SAN JOSE --The San Jose Silicon Valley Chamber of Commerce's political action committee endorsed Ro Khanna on Wednesday in his bid to unseat Rep. Mike Honda, a fellow Democrat.
Although Honda didn't seek the chamber's blessing, it's still a significant endorsement for Khanna, a former Obama administration official from Fremont who has taken a "startup" approach to wooing voters in the heart of Silicon Valley, the only Asian-American majority House district outside Hawaii. The endorsement crystallizes the business community's support, already hinted at by the wide array of tech executives who have donated to Khanna's campaign.

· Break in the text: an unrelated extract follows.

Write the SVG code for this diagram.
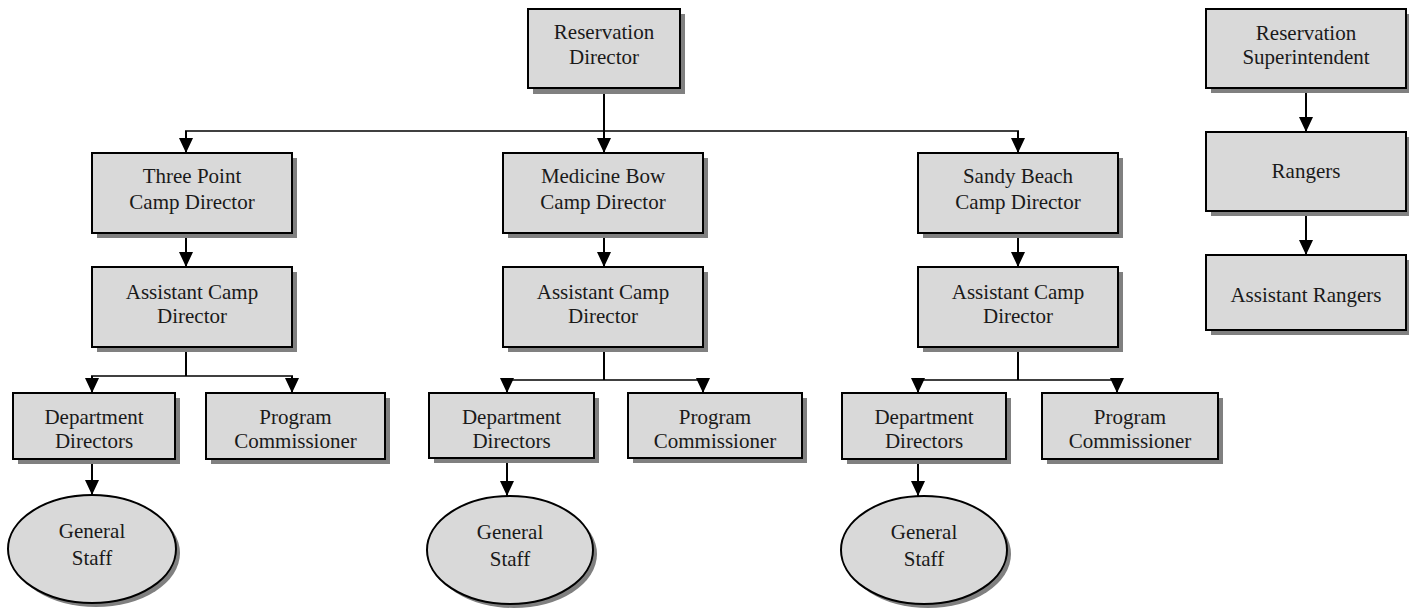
<svg xmlns="http://www.w3.org/2000/svg" width="1409" height="608" viewBox="0 0 1409 608">
<defs>
<style>
.box{fill:#d9d9d9;stroke:#000;stroke-width:2}
.sh{fill:#808080}
.t{font-family:"Liberation Serif","Times New Roman",serif;font-size:21px;fill:#1a1a1a;text-anchor:middle}
.c{fill:none;stroke:#000;stroke-width:2}
.h{fill:none;stroke:#000;stroke-width:1.6}
</style>
<marker id="ah" markerUnits="userSpaceOnUse" markerWidth="16" markerHeight="16" viewBox="0 0 16 16" refX="15" refY="8" orient="auto">
<path d="M0,1 L15,8 L0,15 Z" fill="#000"/>
</marker>
</defs>
<rect width="1409" height="608" fill="#fff"/>
<g id="connectors">
<line class="c" x1="604" y1="88" x2="604" y2="131"/>
<line class="h" x1="185" y1="131" x2="1019" y2="131"/>
<line class="c" x1="186" y1="131" x2="186" y2="153" marker-end="url(#ah)"/>
<line class="c" x1="604" y1="131" x2="604" y2="153" marker-end="url(#ah)"/>
<line class="c" x1="1018" y1="131" x2="1018" y2="153" marker-end="url(#ah)"/>
<line class="c" x1="186" y1="233" x2="186" y2="267" marker-end="url(#ah)"/>
<line class="c" x1="604" y1="233" x2="604" y2="267" marker-end="url(#ah)"/>
<line class="c" x1="1018" y1="233" x2="1018" y2="267" marker-end="url(#ah)"/>
<line class="c" x1="186" y1="347" x2="186" y2="376"/>
<line class="h" x1="91" y1="376" x2="293" y2="376"/>
<line class="c" x1="92" y1="376" x2="92" y2="393" marker-end="url(#ah)"/>
<line class="c" x1="292" y1="376" x2="292" y2="393" marker-end="url(#ah)"/>
<line class="c" x1="604" y1="347" x2="604" y2="380"/>
<line class="h" x1="506" y1="380" x2="704" y2="380"/>
<line class="c" x1="507" y1="380" x2="507" y2="393" marker-end="url(#ah)"/>
<line class="c" x1="703" y1="380" x2="703" y2="393" marker-end="url(#ah)"/>
<line class="c" x1="1018" y1="347" x2="1018" y2="380"/>
<line class="h" x1="917" y1="380" x2="1118" y2="380"/>
<line class="c" x1="918" y1="380" x2="918" y2="393" marker-end="url(#ah)"/>
<line class="c" x1="1117" y1="380" x2="1117" y2="393" marker-end="url(#ah)"/>
<line class="c" x1="92" y1="459" x2="92" y2="495" marker-end="url(#ah)"/>
<line class="c" x1="507" y1="458" x2="507" y2="496" marker-end="url(#ah)"/>
<line class="c" x1="918" y1="459" x2="918" y2="496" marker-end="url(#ah)"/>
<line class="c" x1="1306" y1="88" x2="1306" y2="132" marker-end="url(#ah)"/>
<line class="c" x1="1306" y1="211" x2="1306" y2="255" marker-end="url(#ah)"/>
</g>
<g id="reservation-director">
<rect class="sh" x="533" y="14" width="152" height="80"/>
<rect class="box" x="528" y="9" width="152" height="79"/>
<text class="t" x="604" y="39">Reservation</text>
<text class="t" x="604" y="64">Director</text>
</g>
<g id="three-point-director">
<rect class="sh" x="97" y="158" width="200" height="80"/>
<rect class="box" x="92" y="153" width="200" height="80"/>
<text class="t" x="192" y="183">Three Point</text>
<text class="t" x="192" y="209">Camp Director</text>
</g>
<g id="medicine-bow-director">
<rect class="sh" x="508" y="158" width="200" height="80"/>
<rect class="box" x="503" y="153" width="200" height="80"/>
<text class="t" x="603" y="183">Medicine Bow</text>
<text class="t" x="603" y="209">Camp Director</text>
</g>
<g id="sandy-beach-director">
<rect class="sh" x="923" y="158" width="200" height="80"/>
<rect class="box" x="918" y="153" width="200" height="80"/>
<text class="t" x="1018" y="183">Sandy Beach</text>
<text class="t" x="1018" y="209">Camp Director</text>
</g>
<g id="three-point-assistant">
<rect class="sh" x="97" y="272" width="200" height="80"/>
<rect class="box" x="92" y="267" width="200" height="80"/>
<text class="t" x="192" y="299">Assistant Camp</text>
<text class="t" x="192" y="323">Director</text>
</g>
<g id="medicine-bow-assistant">
<rect class="sh" x="508" y="272" width="200" height="80"/>
<rect class="box" x="503" y="267" width="200" height="80"/>
<text class="t" x="603" y="299">Assistant Camp</text>
<text class="t" x="603" y="323">Director</text>
</g>
<g id="sandy-beach-assistant">
<rect class="sh" x="923" y="272" width="200" height="80"/>
<rect class="box" x="918" y="267" width="200" height="80"/>
<text class="t" x="1018" y="299">Assistant Camp</text>
<text class="t" x="1018" y="323">Director</text>
</g>
<g id="three-point-dept">
<rect class="sh" x="18" y="398" width="162" height="66"/>
<rect class="box" x="13" y="393" width="162" height="66"/>
<text class="t" x="94" y="424">Department</text>
<text class="t" x="94" y="448">Directors</text>
</g>
<g id="three-point-program">
<rect class="sh" x="211" y="398" width="179" height="66"/>
<rect class="box" x="206" y="393" width="179" height="66"/>
<text class="t" x="295.5" y="424">Program</text>
<text class="t" x="295.5" y="448">Commissioner</text>
</g>
<g id="medicine-bow-dept">
<rect class="sh" x="434" y="398" width="165" height="65"/>
<rect class="box" x="429" y="393" width="165" height="65"/>
<text class="t" x="511.5" y="424">Department</text>
<text class="t" x="511.5" y="448">Directors</text>
</g>
<g id="medicine-bow-program">
<rect class="sh" x="633" y="398" width="174" height="65"/>
<rect class="box" x="628" y="393" width="174" height="65"/>
<text class="t" x="715" y="424">Program</text>
<text class="t" x="715" y="448">Commissioner</text>
</g>
<g id="sandy-beach-dept">
<rect class="sh" x="847" y="398" width="164" height="66"/>
<rect class="box" x="842" y="393" width="164" height="66"/>
<text class="t" x="924" y="424">Department</text>
<text class="t" x="924" y="448">Directors</text>
</g>
<g id="sandy-beach-program">
<rect class="sh" x="1047" y="398" width="176" height="66"/>
<rect class="box" x="1042" y="393" width="176" height="66"/>
<text class="t" x="1130" y="424">Program</text>
<text class="t" x="1130" y="448">Commissioner</text>
</g>
<g id="three-point-staff">
<ellipse class="sh" cx="96" cy="553" rx="84" ry="54"/>
<ellipse class="box" cx="92" cy="549" rx="84" ry="54"/>
<text class="t" x="92" y="538">General</text>
<text class="t" x="92" y="565">Staff</text>
</g>
<g id="medicine-bow-staff">
<ellipse class="sh" cx="514" cy="554" rx="83" ry="54"/>
<ellipse class="box" cx="510" cy="550" rx="83" ry="54"/>
<text class="t" x="510" y="539">General</text>
<text class="t" x="510" y="566">Staff</text>
</g>
<g id="sandy-beach-staff">
<ellipse class="sh" cx="928" cy="554" rx="83" ry="54"/>
<ellipse class="box" cx="924" cy="550" rx="83" ry="54"/>
<text class="t" x="924" y="539">General</text>
<text class="t" x="924" y="566">Staff</text>
</g>
<g id="superintendent">
<rect class="sh" x="1211" y="14" width="200" height="79"/>
<rect class="box" x="1206" y="9" width="200" height="79"/>
<text class="t" x="1306" y="40">Reservation</text>
<text class="t" x="1306" y="64">Superintendent</text>
</g>
<g id="rangers">
<rect class="sh" x="1211" y="137" width="200" height="79"/>
<rect class="box" x="1206" y="132" width="200" height="79"/>
<text class="t" x="1306" y="178">Rangers</text>
</g>
<g id="assistant-rangers">
<rect class="sh" x="1211" y="260" width="200" height="75"/>
<rect class="box" x="1206" y="255" width="200" height="75"/>
<text class="t" x="1306" y="302">Assistant Rangers</text>
</g>
</svg>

Jim Reed, the chamber's vice president of public policy, said members of the chamber's PAC "looked at Ro and they saw the face of Silicon Valley: international, results-oriented, entrepreneurial, whip-smart."
"This is the perfect guy to represent our region," Reed said. "He's left-of-center on social issues, right-of-center on tech and business issues, and he's not afraid to make waves."
As for the seven-term incumbent, Reed said this "truly was a case of Ro winning the endorsement as opposed to Mike losing it. Ro's got so much going for him, and it was his vision, high-tech orientation and depth of knowledge that carried the day."
Honda campaign spokesman Vivek Kembaiyan, however, said Khanna "will do or say anything to get elected."
"It comes as no surprise that now that his campaign is in trouble, he's turning his back on his previous rejection of PACs in order to accept the endorsement of one that is known for its conservative positions like opposing San Jose's minimum-wage increase," Kembaiyan said. "Congressman Honda championed the successful minimum-wage increase in San Jose and is working to expand it nationwide. He did not seek the Chamber PAC's endorsement as its agenda does not reflect his values."
The chamber's PAC has not yet discussed giving Khanna money or other support beyond the endorsement, Reed said. Khanna raised far more than Honda for this election but spent most of it before June's primary, leaving Honda with more cash on hand at midyear.
Honda topped Khanna by 20 percentage points in the primary, but the challenger is hoping to close the gap with support from Republicans and independents after two Republicans were eliminated in June's "two top" primary.
San Jose Mayor Chuck Reed, a Democrat, endorsed Khanna last week.
As with Reed's endorsement, the chamber's is "a window into the philosophical differences" in this race, Khanna said Wednesday. "I am a pragmatic, pro-economic-growth, independent-minded Democrat who wants to build a broad coalition and isn't afraid to challenge the old machine. Honda represents an old, orthodox wing of the Democratic Party."
Khanna said he's "committed to working with the chamber and all local stakeholders to create good-paying, middle-class jobs, and help our businesses compete in a global economy."